— Aim of the task —
Produce an exact copy of the lines below that run from the line containing "Generate a Python" to the line containing "ax.bar(cols, 0.7, bottom=r", inclusive; any picture is omitted.

══════════════════════════════

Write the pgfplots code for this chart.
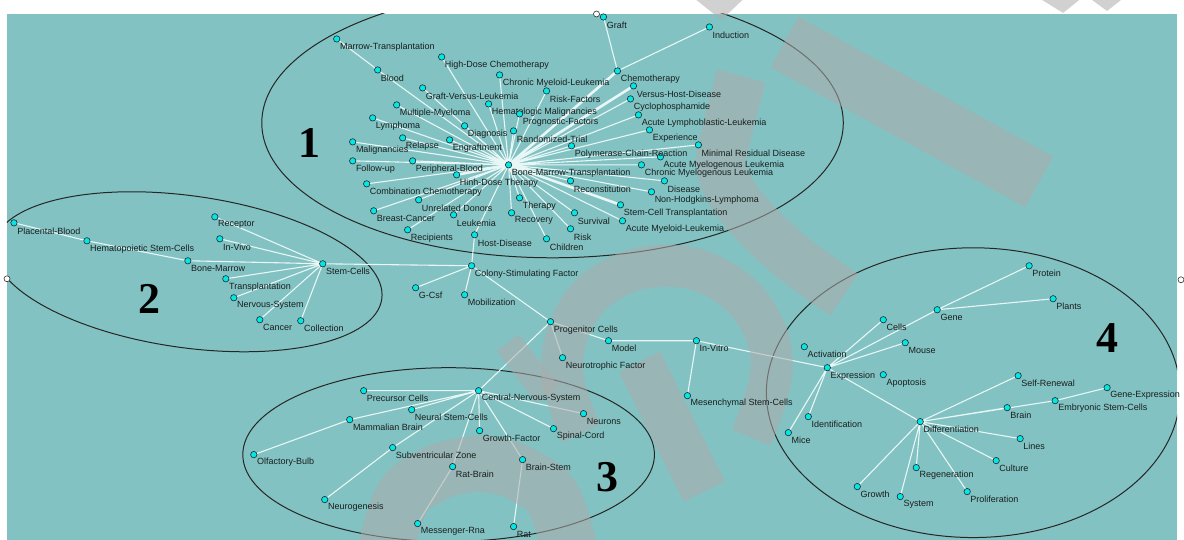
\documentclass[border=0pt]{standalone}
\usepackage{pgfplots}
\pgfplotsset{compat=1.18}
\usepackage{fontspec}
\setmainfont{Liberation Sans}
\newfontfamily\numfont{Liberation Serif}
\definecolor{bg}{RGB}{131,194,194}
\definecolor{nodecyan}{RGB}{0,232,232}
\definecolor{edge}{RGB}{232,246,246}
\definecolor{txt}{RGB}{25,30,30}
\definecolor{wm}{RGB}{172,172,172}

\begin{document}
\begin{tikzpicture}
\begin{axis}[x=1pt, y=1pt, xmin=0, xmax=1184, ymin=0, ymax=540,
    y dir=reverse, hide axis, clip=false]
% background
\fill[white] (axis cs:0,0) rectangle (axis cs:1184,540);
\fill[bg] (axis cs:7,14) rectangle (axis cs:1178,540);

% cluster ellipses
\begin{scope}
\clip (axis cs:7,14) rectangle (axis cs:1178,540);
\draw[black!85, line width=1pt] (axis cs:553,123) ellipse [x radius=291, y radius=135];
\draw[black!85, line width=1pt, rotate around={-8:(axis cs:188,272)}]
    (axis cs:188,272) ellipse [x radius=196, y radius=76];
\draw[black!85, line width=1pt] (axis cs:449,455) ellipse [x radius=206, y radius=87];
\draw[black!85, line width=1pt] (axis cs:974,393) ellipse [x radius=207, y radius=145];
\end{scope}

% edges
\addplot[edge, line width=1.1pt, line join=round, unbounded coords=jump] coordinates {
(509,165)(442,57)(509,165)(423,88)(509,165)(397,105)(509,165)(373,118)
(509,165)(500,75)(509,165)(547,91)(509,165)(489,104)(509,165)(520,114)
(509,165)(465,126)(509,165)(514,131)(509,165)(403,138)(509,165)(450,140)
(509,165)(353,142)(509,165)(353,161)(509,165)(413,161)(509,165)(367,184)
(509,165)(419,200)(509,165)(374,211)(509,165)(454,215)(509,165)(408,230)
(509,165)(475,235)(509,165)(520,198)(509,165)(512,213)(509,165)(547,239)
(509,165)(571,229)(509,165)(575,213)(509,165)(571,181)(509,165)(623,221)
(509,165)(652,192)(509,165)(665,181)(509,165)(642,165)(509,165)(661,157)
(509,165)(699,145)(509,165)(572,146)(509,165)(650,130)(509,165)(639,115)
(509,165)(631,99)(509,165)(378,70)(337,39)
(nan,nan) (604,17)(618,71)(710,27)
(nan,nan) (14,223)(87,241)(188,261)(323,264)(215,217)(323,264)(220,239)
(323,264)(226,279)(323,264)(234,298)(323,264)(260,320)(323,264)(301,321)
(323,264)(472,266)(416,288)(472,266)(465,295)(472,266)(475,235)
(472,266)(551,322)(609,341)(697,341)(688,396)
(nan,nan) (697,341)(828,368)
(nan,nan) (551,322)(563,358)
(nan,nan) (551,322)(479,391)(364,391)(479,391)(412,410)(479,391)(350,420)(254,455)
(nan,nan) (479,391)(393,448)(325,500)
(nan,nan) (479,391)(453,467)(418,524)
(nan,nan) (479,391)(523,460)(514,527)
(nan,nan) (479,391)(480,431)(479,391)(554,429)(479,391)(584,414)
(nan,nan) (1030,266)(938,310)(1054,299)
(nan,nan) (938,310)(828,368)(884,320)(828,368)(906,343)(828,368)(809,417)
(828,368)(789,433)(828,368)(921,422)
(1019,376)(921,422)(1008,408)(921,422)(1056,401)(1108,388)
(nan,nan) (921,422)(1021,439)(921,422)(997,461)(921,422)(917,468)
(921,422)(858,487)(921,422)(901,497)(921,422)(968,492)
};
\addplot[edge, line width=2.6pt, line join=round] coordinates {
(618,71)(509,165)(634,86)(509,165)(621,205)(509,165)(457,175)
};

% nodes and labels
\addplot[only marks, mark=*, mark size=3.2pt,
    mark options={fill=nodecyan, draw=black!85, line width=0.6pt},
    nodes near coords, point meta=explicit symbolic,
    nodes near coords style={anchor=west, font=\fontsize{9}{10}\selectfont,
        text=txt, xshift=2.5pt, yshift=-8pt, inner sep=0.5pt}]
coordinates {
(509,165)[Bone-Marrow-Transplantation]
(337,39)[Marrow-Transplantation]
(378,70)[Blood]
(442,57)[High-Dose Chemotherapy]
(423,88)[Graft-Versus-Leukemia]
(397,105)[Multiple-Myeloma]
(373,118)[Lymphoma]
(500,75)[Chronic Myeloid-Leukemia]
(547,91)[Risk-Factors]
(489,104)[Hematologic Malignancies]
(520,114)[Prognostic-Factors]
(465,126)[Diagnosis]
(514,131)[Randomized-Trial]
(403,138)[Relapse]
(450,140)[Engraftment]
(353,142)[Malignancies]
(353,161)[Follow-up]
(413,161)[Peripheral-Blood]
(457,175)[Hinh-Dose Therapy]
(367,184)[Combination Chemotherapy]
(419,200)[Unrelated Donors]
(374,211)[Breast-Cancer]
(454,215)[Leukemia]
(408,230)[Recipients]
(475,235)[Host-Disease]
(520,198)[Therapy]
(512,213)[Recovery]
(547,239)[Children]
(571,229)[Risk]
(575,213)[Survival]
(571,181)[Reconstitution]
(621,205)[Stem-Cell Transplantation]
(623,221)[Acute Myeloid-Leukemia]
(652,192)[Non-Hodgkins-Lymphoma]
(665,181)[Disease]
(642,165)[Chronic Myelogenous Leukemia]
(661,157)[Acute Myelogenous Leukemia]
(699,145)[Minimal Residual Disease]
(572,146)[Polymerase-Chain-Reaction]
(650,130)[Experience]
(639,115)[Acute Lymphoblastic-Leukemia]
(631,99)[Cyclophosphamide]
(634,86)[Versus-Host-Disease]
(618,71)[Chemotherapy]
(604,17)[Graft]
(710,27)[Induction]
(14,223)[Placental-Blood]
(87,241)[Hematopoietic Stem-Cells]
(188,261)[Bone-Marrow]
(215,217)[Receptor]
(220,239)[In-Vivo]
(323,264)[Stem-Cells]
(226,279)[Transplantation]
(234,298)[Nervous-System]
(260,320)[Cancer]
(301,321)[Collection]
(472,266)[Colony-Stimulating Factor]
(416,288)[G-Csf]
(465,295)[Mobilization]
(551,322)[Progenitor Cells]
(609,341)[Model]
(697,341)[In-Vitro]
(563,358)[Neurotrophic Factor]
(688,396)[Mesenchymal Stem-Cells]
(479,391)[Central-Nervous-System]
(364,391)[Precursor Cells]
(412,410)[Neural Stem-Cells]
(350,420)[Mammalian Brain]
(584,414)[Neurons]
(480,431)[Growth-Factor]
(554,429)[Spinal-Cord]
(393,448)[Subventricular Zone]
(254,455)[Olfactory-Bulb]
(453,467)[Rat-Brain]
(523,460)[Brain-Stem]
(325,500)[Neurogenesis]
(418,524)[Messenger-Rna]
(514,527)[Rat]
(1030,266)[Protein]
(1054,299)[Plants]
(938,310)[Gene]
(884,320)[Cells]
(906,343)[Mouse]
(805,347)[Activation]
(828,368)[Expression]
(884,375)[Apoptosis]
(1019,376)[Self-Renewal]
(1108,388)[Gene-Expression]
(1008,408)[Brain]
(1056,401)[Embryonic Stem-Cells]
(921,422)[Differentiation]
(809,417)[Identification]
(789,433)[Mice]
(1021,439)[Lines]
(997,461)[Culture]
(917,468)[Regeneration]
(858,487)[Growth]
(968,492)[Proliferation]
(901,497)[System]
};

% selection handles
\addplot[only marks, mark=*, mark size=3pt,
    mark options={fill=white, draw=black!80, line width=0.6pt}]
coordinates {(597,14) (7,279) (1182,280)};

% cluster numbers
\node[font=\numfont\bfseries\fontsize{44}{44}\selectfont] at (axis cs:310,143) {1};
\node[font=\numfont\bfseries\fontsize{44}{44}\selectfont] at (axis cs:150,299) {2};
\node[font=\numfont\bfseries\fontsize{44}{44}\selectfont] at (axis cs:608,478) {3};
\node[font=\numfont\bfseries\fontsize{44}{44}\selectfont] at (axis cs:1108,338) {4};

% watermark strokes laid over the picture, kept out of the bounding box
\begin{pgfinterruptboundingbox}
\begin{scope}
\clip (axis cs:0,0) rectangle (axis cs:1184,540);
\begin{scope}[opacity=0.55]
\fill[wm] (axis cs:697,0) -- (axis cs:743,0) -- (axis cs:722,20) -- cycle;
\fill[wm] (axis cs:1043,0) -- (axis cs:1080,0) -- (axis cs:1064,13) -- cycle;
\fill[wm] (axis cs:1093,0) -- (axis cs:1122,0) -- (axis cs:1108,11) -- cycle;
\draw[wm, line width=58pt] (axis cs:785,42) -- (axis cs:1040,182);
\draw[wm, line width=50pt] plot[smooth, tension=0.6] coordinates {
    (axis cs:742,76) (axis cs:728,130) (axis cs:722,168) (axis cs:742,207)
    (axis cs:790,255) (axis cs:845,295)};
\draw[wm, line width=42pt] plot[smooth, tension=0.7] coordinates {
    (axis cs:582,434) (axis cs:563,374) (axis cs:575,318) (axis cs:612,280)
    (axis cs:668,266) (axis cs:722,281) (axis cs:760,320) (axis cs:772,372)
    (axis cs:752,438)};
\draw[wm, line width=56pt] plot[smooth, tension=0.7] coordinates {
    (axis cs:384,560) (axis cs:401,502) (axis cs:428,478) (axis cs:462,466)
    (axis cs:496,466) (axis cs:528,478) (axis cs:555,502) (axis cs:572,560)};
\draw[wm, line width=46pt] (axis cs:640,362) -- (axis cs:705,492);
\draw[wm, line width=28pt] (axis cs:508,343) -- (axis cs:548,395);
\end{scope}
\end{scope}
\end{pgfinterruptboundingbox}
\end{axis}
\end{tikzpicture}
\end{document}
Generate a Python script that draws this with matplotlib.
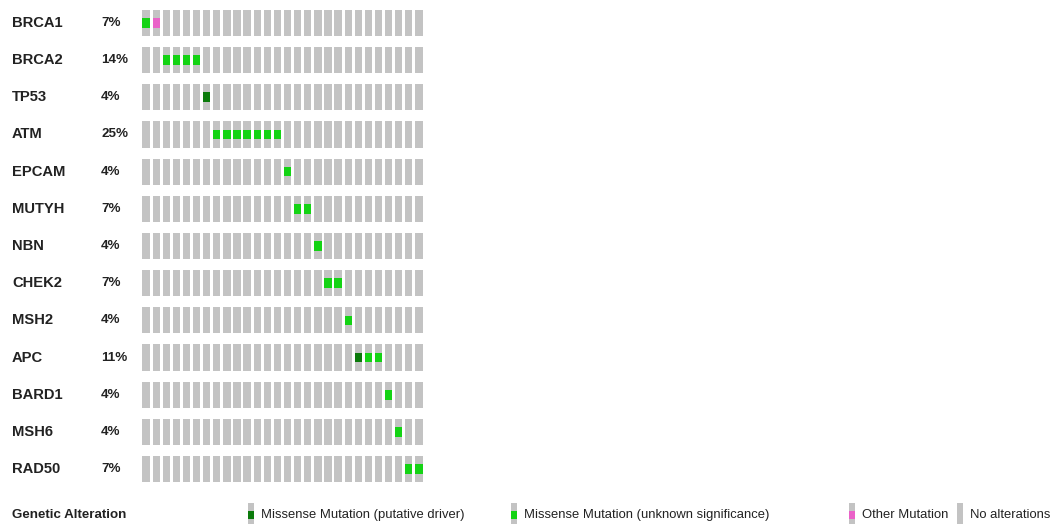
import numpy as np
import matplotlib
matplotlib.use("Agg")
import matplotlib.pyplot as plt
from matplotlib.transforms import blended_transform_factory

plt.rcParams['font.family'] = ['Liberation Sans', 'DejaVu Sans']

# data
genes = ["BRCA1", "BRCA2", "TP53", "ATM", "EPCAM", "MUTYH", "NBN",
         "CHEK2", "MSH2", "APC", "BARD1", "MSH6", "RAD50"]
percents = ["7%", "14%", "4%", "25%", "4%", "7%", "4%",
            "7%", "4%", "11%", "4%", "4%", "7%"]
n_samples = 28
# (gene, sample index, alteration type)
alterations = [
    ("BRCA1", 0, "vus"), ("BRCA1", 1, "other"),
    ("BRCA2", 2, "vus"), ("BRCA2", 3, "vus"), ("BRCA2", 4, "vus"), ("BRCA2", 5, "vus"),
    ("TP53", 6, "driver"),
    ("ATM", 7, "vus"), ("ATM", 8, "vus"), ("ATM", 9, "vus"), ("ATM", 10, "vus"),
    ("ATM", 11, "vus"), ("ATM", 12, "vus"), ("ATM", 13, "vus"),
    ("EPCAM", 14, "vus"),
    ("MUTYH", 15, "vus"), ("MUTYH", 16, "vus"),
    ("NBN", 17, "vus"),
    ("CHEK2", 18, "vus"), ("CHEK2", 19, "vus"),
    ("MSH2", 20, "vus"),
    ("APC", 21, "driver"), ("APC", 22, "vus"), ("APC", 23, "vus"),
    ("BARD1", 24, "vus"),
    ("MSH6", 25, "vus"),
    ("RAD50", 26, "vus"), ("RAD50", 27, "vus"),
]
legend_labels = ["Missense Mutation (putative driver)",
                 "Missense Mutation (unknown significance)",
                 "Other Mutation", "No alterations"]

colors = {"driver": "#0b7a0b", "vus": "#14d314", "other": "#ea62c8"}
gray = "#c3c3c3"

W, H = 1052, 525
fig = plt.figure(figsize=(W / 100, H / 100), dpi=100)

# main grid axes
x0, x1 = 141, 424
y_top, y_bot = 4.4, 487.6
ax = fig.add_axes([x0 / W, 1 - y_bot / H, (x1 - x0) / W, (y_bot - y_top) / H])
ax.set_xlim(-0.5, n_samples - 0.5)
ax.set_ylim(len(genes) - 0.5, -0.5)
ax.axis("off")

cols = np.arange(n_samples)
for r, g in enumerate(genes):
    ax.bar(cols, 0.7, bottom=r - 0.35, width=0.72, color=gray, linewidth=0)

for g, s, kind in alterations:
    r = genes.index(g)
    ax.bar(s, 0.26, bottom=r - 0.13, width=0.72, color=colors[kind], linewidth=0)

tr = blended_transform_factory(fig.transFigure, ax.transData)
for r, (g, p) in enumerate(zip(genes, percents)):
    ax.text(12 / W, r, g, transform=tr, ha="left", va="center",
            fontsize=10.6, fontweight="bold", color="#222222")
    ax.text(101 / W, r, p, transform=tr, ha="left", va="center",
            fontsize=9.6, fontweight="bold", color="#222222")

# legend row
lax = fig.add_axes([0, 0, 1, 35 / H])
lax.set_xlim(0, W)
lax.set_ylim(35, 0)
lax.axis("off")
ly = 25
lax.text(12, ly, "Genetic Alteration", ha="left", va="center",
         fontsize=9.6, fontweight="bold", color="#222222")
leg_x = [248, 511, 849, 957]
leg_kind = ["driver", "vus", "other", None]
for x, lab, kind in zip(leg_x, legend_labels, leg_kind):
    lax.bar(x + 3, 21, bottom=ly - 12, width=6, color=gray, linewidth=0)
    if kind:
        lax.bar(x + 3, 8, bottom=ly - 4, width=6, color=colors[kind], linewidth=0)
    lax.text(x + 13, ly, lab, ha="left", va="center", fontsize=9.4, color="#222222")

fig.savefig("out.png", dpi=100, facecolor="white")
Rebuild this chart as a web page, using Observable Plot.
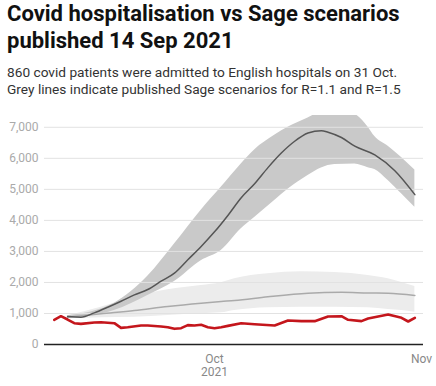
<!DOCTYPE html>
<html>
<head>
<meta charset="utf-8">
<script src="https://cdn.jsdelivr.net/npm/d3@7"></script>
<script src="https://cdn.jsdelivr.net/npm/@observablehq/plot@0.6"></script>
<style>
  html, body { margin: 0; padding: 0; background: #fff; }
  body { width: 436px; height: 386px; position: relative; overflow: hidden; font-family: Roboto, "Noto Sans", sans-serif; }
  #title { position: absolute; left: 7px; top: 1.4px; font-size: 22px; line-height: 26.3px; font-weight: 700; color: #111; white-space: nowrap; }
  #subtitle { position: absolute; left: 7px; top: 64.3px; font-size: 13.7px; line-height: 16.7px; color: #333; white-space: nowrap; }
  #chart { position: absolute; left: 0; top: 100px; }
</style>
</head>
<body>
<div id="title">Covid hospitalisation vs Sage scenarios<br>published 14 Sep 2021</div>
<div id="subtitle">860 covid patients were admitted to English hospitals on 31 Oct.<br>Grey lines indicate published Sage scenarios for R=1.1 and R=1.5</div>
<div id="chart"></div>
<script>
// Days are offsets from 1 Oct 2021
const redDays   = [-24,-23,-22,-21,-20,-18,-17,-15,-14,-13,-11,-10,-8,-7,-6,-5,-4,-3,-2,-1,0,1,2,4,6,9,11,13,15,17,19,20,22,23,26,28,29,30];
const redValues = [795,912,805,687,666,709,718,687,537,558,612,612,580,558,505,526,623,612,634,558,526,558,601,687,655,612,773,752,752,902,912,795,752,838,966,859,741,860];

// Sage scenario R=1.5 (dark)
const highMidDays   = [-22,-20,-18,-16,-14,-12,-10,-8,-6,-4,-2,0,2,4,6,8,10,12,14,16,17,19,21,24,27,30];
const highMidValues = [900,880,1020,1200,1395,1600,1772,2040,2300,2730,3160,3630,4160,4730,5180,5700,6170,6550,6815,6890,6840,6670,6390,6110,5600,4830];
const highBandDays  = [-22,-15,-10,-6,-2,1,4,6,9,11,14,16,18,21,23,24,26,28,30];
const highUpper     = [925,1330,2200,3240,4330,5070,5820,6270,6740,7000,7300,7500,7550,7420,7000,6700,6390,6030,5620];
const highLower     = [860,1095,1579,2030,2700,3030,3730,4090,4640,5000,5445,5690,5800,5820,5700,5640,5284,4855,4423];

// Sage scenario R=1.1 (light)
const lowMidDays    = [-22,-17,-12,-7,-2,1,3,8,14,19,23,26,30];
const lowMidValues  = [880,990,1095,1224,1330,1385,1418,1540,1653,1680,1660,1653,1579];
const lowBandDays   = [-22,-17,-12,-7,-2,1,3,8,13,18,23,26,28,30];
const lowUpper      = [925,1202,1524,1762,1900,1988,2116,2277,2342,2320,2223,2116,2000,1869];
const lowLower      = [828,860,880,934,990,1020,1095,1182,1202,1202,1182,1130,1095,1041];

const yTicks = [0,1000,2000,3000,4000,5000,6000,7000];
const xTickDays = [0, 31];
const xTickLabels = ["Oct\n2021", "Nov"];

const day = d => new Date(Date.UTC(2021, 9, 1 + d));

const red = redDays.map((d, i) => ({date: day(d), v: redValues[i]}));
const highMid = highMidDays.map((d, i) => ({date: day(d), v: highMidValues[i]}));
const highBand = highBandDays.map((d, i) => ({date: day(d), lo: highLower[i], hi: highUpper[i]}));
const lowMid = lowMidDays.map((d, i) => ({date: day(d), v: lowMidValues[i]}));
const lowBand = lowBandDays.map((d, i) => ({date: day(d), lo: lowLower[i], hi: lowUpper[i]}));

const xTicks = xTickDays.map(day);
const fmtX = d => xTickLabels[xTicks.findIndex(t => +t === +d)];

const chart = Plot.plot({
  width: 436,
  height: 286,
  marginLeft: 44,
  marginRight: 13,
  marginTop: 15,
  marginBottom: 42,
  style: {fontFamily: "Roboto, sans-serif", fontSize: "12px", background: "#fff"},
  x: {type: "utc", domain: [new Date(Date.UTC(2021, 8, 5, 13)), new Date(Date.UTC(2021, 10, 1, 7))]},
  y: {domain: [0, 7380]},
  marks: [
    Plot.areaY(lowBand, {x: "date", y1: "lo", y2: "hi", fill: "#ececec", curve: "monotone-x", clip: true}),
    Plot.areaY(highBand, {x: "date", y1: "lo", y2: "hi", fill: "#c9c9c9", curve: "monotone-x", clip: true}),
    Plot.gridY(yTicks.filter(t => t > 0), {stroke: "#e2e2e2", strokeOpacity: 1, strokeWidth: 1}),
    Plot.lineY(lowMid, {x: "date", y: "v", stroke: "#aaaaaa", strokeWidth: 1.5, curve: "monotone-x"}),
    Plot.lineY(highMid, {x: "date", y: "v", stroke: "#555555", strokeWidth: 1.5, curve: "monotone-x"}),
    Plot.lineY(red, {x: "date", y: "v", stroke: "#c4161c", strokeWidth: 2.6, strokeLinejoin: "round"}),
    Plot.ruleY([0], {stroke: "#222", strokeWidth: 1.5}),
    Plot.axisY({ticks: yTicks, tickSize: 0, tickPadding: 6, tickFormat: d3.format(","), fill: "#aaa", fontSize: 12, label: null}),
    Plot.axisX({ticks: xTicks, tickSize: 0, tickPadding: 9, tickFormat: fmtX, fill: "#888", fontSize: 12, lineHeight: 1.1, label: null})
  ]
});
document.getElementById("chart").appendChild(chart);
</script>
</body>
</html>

══════════════════════════════

— Written solution —
Generate a Python script that draws this with matplotlib.
import numpy as np
import matplotlib
matplotlib.use("Agg")
import matplotlib.pyplot as plt
from matplotlib.transforms import blended_transform_factory

plt.rcParams['font.family'] = ['Liberation Sans', 'DejaVu Sans']

# data
genes = ["BRCA1", "BRCA2", "TP53", "ATM", "EPCAM", "MUTYH", "NBN",
         "CHEK2", "MSH2", "APC", "BARD1", "MSH6", "RAD50"]
percents = ["7%", "14%", "4%", "25%", "4%", "7%", "4%",
            "7%", "4%", "11%", "4%", "4%", "7%"]
n_samples = 28
# (gene, sample index, alteration type)
alterations = [
    ("BRCA1", 0, "vus"), ("BRCA1", 1, "other"),
    ("BRCA2", 2, "vus"), ("BRCA2", 3, "vus"), ("BRCA2", 4, "vus"), ("BRCA2", 5, "vus"),
    ("TP53", 6, "driver"),
    ("ATM", 7, "vus"), ("ATM", 8, "vus"), ("ATM", 9, "vus"), ("ATM", 10, "vus"),
    ("ATM", 11, "vus"), ("ATM", 12, "vus"), ("ATM", 13, "vus"),
    ("EPCAM", 14, "vus"),
    ("MUTYH", 15, "vus"), ("MUTYH", 16, "vus"),
    ("NBN", 17, "vus"),
    ("CHEK2", 18, "vus"), ("CHEK2", 19, "vus"),
    ("MSH2", 20, "vus"),
    ("APC", 21, "driver"), ("APC", 22, "vus"), ("APC", 23, "vus"),
    ("BARD1", 24, "vus"),
    ("MSH6", 25, "vus"),
    ("RAD50", 26, "vus"), ("RAD50", 27, "vus"),
]
legend_labels = ["Missense Mutation (putative driver)",
                 "Missense Mutation (unknown significance)",
                 "Other Mutation", "No alterations"]

colors = {"driver": "#0b7a0b", "vus": "#14d314", "other": "#ea62c8"}
gray = "#c3c3c3"

W, H = 1052, 525
fig = plt.figure(figsize=(W / 100, H / 100), dpi=100)

# main grid axes
x0, x1 = 141, 424
y_top, y_bot = 4.4, 487.6
ax = fig.add_axes([x0 / W, 1 - y_bot / H, (x1 - x0) / W, (y_bot - y_top) / H])
ax.set_xlim(-0.5, n_samples - 0.5)
ax.set_ylim(len(genes) - 0.5, -0.5)
ax.axis("off")

cols = np.arange(n_samples)
for r, g in enumerate(genes):
    ax.bar(cols, 0.7, bottom=r - 0.35, width=0.72, color=gray, linewidth=0)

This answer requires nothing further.